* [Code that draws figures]
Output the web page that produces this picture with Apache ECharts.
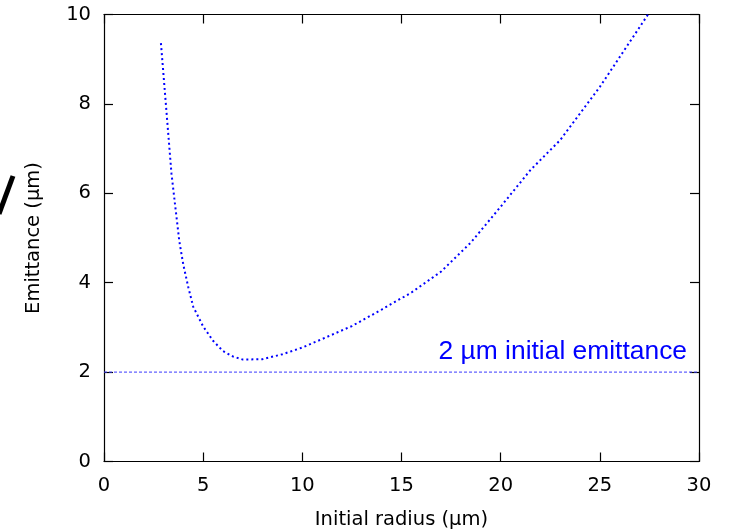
<!DOCTYPE html>
<html>
<head>
<meta charset="utf-8">
<script src="https://cdn.jsdelivr.net/npm/echarts@6/dist/echarts.min.js"></script>
<style>
  html, body { margin: 0; padding: 0; background: #fff; }
  #chart { width: 734px; height: 532px; }
</style>
</head>
<body>
<div id="chart"></div>
<script>
// Emittance growth vs. initial beam radius
const radius = [2.87, 3.0, 3.2, 3.4, 3.6, 3.8, 4.0, 4.25, 4.5, 5.0, 5.5, 6.0, 6.5, 7.0, 8.0, 9.0, 10.0, 11.0, 12.5, 14.0, 15.5, 17.0, 18.5, 20.0, 21.5, 23.0, 25.0, 27.43];
const emittance = [9.36, 8.65, 7.55, 6.45, 5.68, 4.92, 4.40, 3.90, 3.46, 3.02, 2.70, 2.47, 2.35, 2.28, 2.29, 2.40, 2.55, 2.74, 3.03, 3.40, 3.78, 4.25, 4.90, 5.70, 6.52, 7.19, 8.38, 10.0];
const initialEmittance = 2;
const xTicks = [0, 5, 10, 15, 20, 25, 30];
const yTicks = [0, 2, 4, 6, 8, 10];
const annotation = '2 µm initial emittance';

const curve = radius.map((r, i) => [r, emittance[i]]);
const refLine = [[xTicks[0], initialEmittance], [xTicks[xTicks.length - 1], initialEmittance]];

const axisFont = { fontFamily: 'DejaVu Sans', fontSize: 19.5, color: '#000' };
const lineStyle = { color: '#000', width: 1.2 };

// One frame axis per side; the top and right copies only carry ticks
function frameAxis(extra) {
  return Object.assign({
    type: 'value',
    axisLine: { show: true, onZero: false, lineStyle },
    axisTick: { show: true, inside: true, length: 9, lineStyle },
    splitLine: { show: false }
  }, extra);
}

const chart = echarts.init(document.getElementById('chart'), null, { renderer: 'canvas' });
chart.setOption({
  animation: false,
  backgroundColor: '#fff',
  grid: { left: 104, right: 35, top: 14.5, bottom: 70.5, containLabel: false, outerBoundsMode: 'none' },
  xAxis: [
    frameAxis({
      position: 'bottom', min: xTicks[0], max: xTicks[xTicks.length - 1], interval: 5,
      name: 'Initial radius (µm)', nameLocation: 'middle', nameGap: 48,
      nameTextStyle: axisFont,
      axisLabel: Object.assign({ margin: 14 }, axisFont)
    }),
    frameAxis({
      position: 'top', min: xTicks[0], max: xTicks[xTicks.length - 1], interval: 5,
      axisLabel: { show: false }
    })
  ],
  yAxis: [
    frameAxis({
      position: 'left', min: yTicks[0], max: yTicks[yTicks.length - 1], interval: 2,
      name: 'Emittance (µm)', nameLocation: 'middle', nameGap: 60, nameRotate: 90,
      nameTextStyle: axisFont,
      axisLabel: Object.assign({ margin: 13 }, axisFont)
    }),
    frameAxis({
      position: 'right', min: yTicks[0], max: yTicks[yTicks.length - 1], interval: 2,
      axisLabel: { show: false }
    })
  ],
  series: [
    {
      type: 'line', data: refLine, showSymbol: false, symbol: 'none', silent: true,
      lineStyle: { color: '#3a3aff', width: 1, type: [3, 2] }
    },
    {
      type: 'line', data: curve, showSymbol: false, symbol: 'none', silent: true, z: 3,
      lineStyle: { color: '#0000ff', width: 2, type: [2, 3], cap: 'butt' }
    }
  ],
  graphic: [
    {
      type: 'text', right: 47, top: 339,
      style: { text: annotation, fontFamily: 'Liberation Sans', fontSize: 26.4, fill: '#0000ff' }
    },
    {
      type: 'line', shape: { x1: 13, y1: 176, x2: -1, y2: 214 },
      style: { stroke: '#000', lineWidth: 5 }
    }
  ]
});
</script>
</body>
</html>
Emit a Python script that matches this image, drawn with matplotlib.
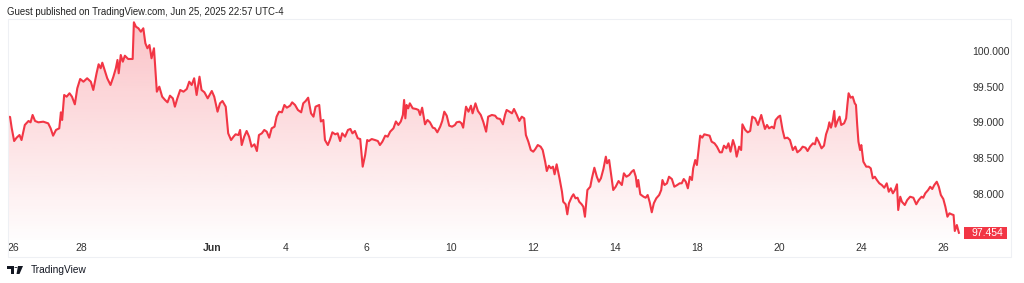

* [GOAL] Skip the pictures and transcribe the rest of the records exactly.

* [REPLY]
Output the web page that produces this picture with Apache ECharts.
<!DOCTYPE html>
<html>
<head>
<meta charset="utf-8">
<script src="https://cdn.jsdelivr.net/npm/echarts@6/dist/echarts.min.js"></script>
<style>
  html, body { margin: 0; padding: 0; background: #fff; }
  #chart { width: 734px; height: 532px; }
</style>
</head>
<body>
<div id="chart"></div>
<script>
// Emittance growth vs. initial beam radius
const radius = [2.87, 3.0, 3.2, 3.4, 3.6, 3.8, 4.0, 4.25, 4.5, 5.0, 5.5, 6.0, 6.5, 7.0, 8.0, 9.0, 10.0, 11.0, 12.5, 14.0, 15.5, 17.0, 18.5, 20.0, 21.5, 23.0, 25.0, 27.43];
const emittance = [9.36, 8.65, 7.55, 6.45, 5.68, 4.92, 4.40, 3.90, 3.46, 3.02, 2.70, 2.47, 2.35, 2.28, 2.29, 2.40, 2.55, 2.74, 3.03, 3.40, 3.78, 4.25, 4.90, 5.70, 6.52, 7.19, 8.38, 10.0];
const initialEmittance = 2;
const xTicks = [0, 5, 10, 15, 20, 25, 30];
const yTicks = [0, 2, 4, 6, 8, 10];
const annotation = '2 µm initial emittance';

const curve = radius.map((r, i) => [r, emittance[i]]);
const refLine = [[xTicks[0], initialEmittance], [xTicks[xTicks.length - 1], initialEmittance]];

const axisFont = { fontFamily: 'DejaVu Sans', fontSize: 19.5, color: '#000' };
const lineStyle = { color: '#000', width: 1.2 };

// One frame axis per side; the top and right copies only carry ticks
function frameAxis(extra) {
  return Object.assign({
    type: 'value',
    axisLine: { show: true, onZero: false, lineStyle },
    axisTick: { show: true, inside: true, length: 9, lineStyle },
    splitLine: { show: false }
  }, extra);
}

const chart = echarts.init(document.getElementById('chart'), null, { renderer: 'canvas' });
chart.setOption({
  animation: false,
  backgroundColor: '#fff',
  grid: { left: 104, right: 35, top: 14.5, bottom: 70.5, containLabel: false, outerBoundsMode: 'none' },
  xAxis: [
    frameAxis({
      position: 'bottom', min: xTicks[0], max: xTicks[xTicks.length - 1], interval: 5,
      name: 'Initial radius (µm)', nameLocation: 'middle', nameGap: 48,
      nameTextStyle: axisFont,
      axisLabel: Object.assign({ margin: 14 }, axisFont)
    }),
    frameAxis({
      position: 'top', min: xTicks[0], max: xTicks[xTicks.length - 1], interval: 5,
      axisLabel: { show: false }
    })
  ],
  yAxis: [
    frameAxis({
      position: 'left', min: yTicks[0], max: yTicks[yTicks.length - 1], interval: 2,
      name: 'Emittance (µm)', nameLocation: 'middle', nameGap: 60, nameRotate: 90,
      nameTextStyle: axisFont,
      axisLabel: Object.assign({ margin: 13 }, axisFont)
    }),
    frameAxis({
      position: 'right', min: yTicks[0], max: yTicks[yTicks.length - 1], interval: 2,
      axisLabel: { show: false }
    })
  ],
  series: [
    {
      type: 'line', data: refLine, showSymbol: false, symbol: 'none', silent: true,
      lineStyle: { color: '#3a3aff', width: 1, type: [3, 2] }
    },
    {
      type: 'line', data: curve, showSymbol: false, symbol: 'none', silent: true, z: 3,
      lineStyle: { color: '#0000ff', width: 2, type: [2, 3], cap: 'butt' }
    }
  ],
  graphic: [
    {
      type: 'text', right: 47, top: 339,
      style: { text: annotation, fontFamily: 'Liberation Sans', fontSize: 26.4, fill: '#0000ff' }
    },
    {
      type: 'line', shape: { x1: 13, y1: 176, x2: -1, y2: 214 },
      style: { stroke: '#000', lineWidth: 5 }
    }
  ]
});
</script>
</body>
</html>
Emit a Python script that matches this image, drawn with matplotlib.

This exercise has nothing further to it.